- EXERCISE: Repeat, exactly and only, the lines from the beginning of the data through the line with "(0,0) rectangle (1253,495);". Pictures are left out.

- PROVIDED MATERIAL:
- - -

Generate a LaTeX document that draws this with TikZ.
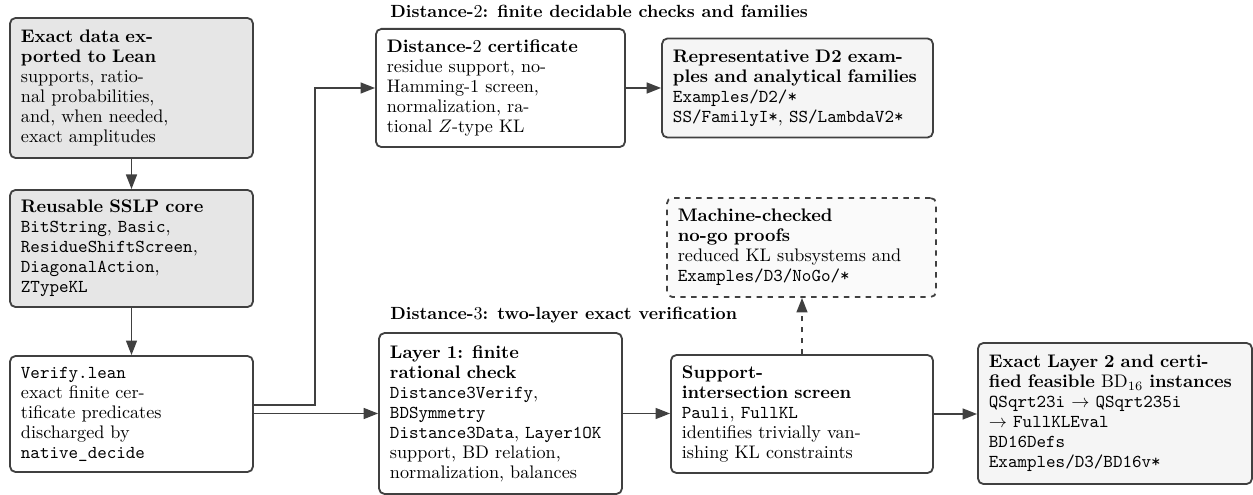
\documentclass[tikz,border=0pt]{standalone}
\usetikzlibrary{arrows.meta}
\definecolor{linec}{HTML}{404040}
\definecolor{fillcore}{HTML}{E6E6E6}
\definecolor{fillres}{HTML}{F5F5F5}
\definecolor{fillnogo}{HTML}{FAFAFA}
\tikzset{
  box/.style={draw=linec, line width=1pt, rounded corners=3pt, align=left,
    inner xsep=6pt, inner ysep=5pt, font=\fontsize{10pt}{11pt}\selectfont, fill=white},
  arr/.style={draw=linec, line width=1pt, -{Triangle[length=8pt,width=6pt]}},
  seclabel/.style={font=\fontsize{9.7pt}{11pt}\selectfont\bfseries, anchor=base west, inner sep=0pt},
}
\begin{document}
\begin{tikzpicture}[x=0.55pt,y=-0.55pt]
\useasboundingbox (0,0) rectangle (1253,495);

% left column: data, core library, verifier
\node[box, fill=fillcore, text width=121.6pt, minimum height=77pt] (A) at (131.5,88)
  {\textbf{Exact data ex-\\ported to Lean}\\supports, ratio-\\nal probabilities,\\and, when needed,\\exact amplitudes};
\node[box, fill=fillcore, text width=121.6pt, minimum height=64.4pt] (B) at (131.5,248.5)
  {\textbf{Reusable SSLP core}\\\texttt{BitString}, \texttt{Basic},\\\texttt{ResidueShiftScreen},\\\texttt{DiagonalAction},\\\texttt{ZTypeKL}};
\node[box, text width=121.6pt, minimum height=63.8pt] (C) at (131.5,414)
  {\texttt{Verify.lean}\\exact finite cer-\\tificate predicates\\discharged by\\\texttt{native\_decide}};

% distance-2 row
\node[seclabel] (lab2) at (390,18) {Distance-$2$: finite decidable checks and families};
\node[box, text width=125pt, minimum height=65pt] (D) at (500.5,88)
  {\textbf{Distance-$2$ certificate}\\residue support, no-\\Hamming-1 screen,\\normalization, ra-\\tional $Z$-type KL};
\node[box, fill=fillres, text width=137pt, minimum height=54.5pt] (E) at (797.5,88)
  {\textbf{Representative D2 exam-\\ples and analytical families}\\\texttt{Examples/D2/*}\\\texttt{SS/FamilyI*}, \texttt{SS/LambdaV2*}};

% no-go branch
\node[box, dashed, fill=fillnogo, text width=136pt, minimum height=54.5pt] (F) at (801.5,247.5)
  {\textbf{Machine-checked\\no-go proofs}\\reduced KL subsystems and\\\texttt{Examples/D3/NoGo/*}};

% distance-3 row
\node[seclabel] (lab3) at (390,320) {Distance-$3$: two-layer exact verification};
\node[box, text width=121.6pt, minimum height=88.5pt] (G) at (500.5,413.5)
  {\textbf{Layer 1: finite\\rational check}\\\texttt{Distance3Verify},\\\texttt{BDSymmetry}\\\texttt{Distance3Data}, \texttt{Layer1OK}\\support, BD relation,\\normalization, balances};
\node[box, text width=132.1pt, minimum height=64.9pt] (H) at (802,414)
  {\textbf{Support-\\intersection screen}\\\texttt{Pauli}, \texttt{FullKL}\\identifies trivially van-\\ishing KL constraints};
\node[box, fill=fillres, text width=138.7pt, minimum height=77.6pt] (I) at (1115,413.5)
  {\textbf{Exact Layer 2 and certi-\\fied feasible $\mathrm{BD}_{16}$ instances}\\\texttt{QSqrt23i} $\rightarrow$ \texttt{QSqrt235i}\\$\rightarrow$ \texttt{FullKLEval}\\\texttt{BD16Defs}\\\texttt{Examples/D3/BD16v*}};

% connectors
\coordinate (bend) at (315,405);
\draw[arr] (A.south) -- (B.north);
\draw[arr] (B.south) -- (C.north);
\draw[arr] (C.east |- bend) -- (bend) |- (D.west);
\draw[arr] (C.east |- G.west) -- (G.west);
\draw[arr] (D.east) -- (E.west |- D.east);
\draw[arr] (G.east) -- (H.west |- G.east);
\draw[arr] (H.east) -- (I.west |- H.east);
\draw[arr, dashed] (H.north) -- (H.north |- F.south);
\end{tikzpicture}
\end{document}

- - -

- TASK OUTPUT:
Generate a LaTeX document that draws this with TikZ.
\documentclass[tikz,border=0pt]{standalone}
\usetikzlibrary{arrows.meta}
\definecolor{linec}{HTML}{404040}
\definecolor{fillcore}{HTML}{E6E6E6}
\definecolor{fillres}{HTML}{F5F5F5}
\definecolor{fillnogo}{HTML}{FAFAFA}
\tikzset{
  box/.style={draw=linec, line width=1pt, rounded corners=3pt, align=left,
    inner xsep=6pt, inner ysep=5pt, font=\fontsize{10pt}{11pt}\selectfont, fill=white},
  arr/.style={draw=linec, line width=1pt, -{Triangle[length=8pt,width=6pt]}},
  seclabel/.style={font=\fontsize{9.7pt}{11pt}\selectfont\bfseries, anchor=base west, inner sep=0pt},
}
\begin{document}
\begin{tikzpicture}[x=0.55pt,y=-0.55pt]
\useasboundingbox (0,0) rectangle (1253,495);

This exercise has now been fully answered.